> _INSTRUCTIONS TO FOLLOW_: Reproduce all the entries exactly and keep the pictures out.

> _DATASET EXTRACT_:
════════════════════

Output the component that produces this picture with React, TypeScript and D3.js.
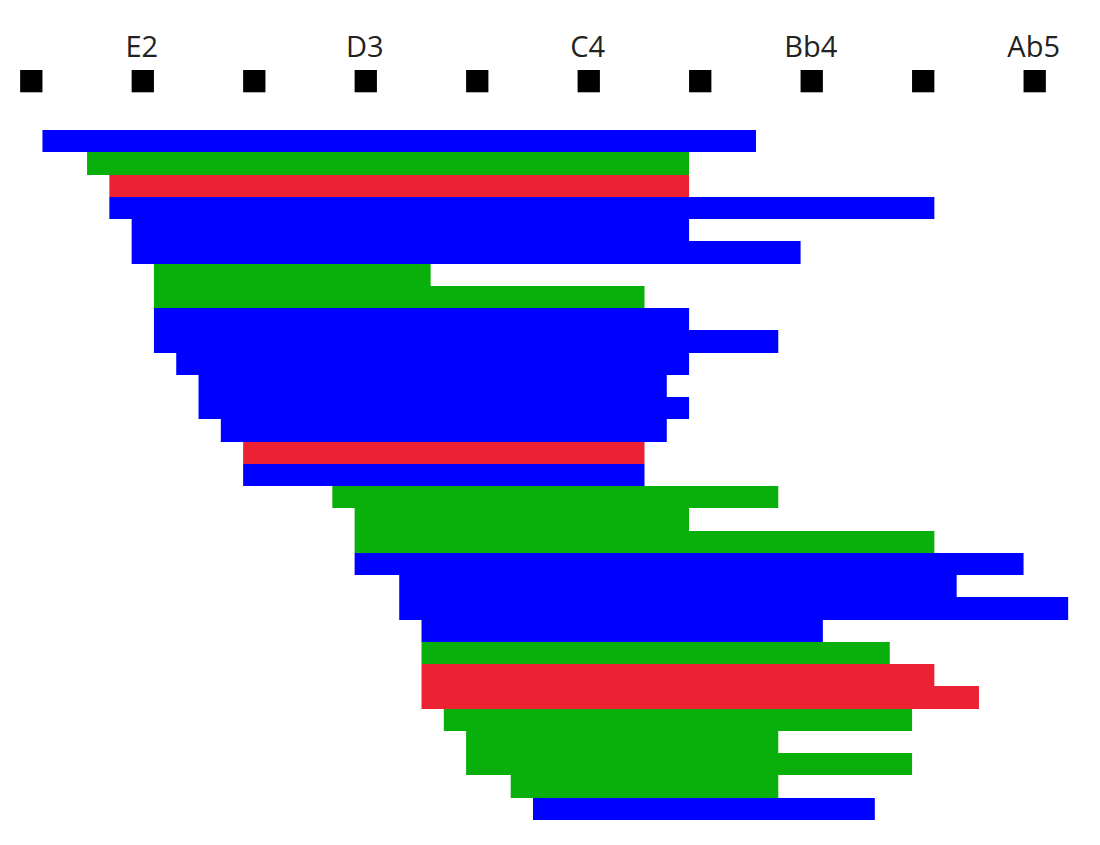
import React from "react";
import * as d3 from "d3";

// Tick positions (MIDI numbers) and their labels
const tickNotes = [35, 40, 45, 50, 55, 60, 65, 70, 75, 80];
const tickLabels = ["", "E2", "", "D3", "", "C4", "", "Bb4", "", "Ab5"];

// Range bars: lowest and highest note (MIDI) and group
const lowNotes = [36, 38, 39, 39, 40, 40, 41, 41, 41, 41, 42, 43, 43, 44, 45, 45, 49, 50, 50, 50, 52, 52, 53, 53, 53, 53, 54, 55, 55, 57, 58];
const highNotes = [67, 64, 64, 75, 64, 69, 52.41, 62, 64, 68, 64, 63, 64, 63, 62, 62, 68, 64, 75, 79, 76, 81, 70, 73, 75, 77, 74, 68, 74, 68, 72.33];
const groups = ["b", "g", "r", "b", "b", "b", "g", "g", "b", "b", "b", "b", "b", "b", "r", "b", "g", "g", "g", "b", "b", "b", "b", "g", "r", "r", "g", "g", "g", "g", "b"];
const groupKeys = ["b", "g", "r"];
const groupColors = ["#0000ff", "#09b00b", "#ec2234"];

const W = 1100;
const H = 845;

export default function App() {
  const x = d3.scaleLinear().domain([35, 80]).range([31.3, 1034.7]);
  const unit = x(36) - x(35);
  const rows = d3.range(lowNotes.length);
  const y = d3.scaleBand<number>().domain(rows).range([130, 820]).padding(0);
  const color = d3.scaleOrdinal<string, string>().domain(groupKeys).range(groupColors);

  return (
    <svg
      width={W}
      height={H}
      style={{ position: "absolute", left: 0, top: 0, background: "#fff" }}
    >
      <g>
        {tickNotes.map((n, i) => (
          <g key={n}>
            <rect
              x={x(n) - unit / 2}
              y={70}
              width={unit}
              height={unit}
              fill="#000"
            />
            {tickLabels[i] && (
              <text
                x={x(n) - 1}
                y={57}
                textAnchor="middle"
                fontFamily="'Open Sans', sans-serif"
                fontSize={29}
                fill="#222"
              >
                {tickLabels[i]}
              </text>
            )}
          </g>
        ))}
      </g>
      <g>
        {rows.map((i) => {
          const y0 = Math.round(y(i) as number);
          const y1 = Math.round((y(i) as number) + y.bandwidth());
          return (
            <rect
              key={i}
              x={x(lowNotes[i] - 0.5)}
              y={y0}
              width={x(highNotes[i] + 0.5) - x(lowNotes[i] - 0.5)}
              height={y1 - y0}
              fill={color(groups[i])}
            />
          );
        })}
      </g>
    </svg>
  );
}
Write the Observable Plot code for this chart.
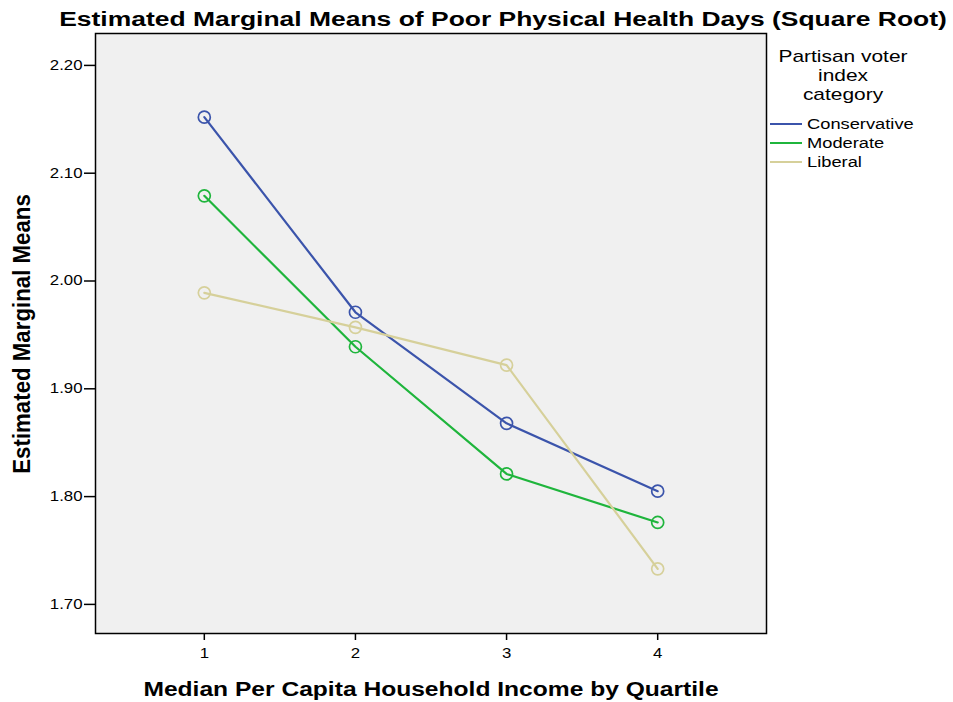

════════════════════

> _ANSWER TO THE EXERCISE_:
Output the component that produces this picture with React, TypeScript and D3.js.
import React from "react";
import * as d3 from "d3";

// Tick positions (MIDI numbers) and their labels
const tickNotes = [35, 40, 45, 50, 55, 60, 65, 70, 75, 80];
const tickLabels = ["", "E2", "", "D3", "", "C4", "", "Bb4", "", "Ab5"];

// Range bars: lowest and highest note (MIDI) and group
const lowNotes = [36, 38, 39, 39, 40, 40, 41, 41, 41, 41, 42, 43, 43, 44, 45, 45, 49, 50, 50, 50, 52, 52, 53, 53, 53, 53, 54, 55, 55, 57, 58];
const highNotes = [67, 64, 64, 75, 64, 69, 52.41, 62, 64, 68, 64, 63, 64, 63, 62, 62, 68, 64, 75, 79, 76, 81, 70, 73, 75, 77, 74, 68, 74, 68, 72.33];
const groups = ["b", "g", "r", "b", "b", "b", "g", "g", "b", "b", "b", "b", "b", "b", "r", "b", "g", "g", "g", "b", "b", "b", "b", "g", "r", "r", "g", "g", "g", "g", "b"];
const groupKeys = ["b", "g", "r"];
const groupColors = ["#0000ff", "#09b00b", "#ec2234"];

const W = 1100;
const H = 845;

export default function App() {
  const x = d3.scaleLinear().domain([35, 80]).range([31.3, 1034.7]);
  const unit = x(36) - x(35);
  const rows = d3.range(lowNotes.length);
  const y = d3.scaleBand<number>().domain(rows).range([130, 820]).padding(0);
  const color = d3.scaleOrdinal<string, string>().domain(groupKeys).range(groupColors);

  return (
    <svg
      width={W}
      height={H}
      style={{ position: "absolute", left: 0, top: 0, background: "#fff" }}
    >
      <g>
        {tickNotes.map((n, i) => (
          <g key={n}>
            <rect
              x={x(n) - unit / 2}
              y={70}
              width={unit}
              height={unit}
              fill="#000"
            />
            {tickLabels[i] && (
              <text
                x={x(n) - 1}
                y={57}
                textAnchor="middle"
                fontFamily="'Open Sans', sans-serif"
                fontSize={29}
                fill="#222"
              >
                {tickLabels[i]}
              </text>
            )}
          </g>
        ))}
      </g>
      <g>
        {rows.map((i) => {
          const y0 = Math.round(y(i) as number);
          const y1 = Math.round((y(i) as number) + y.bandwidth());
          return (
            <rect
              key={i}
              x={x(lowNotes[i] - 0.5)}
              y={y0}
              width={x(highNotes[i] + 0.5) - x(lowNotes[i] - 0.5)}
              height={y1 - y0}
              fill={color(groups[i])}
            />
          );
        })}
      </g>
    </svg>
  );
}
Write the Observable Plot code for this chart.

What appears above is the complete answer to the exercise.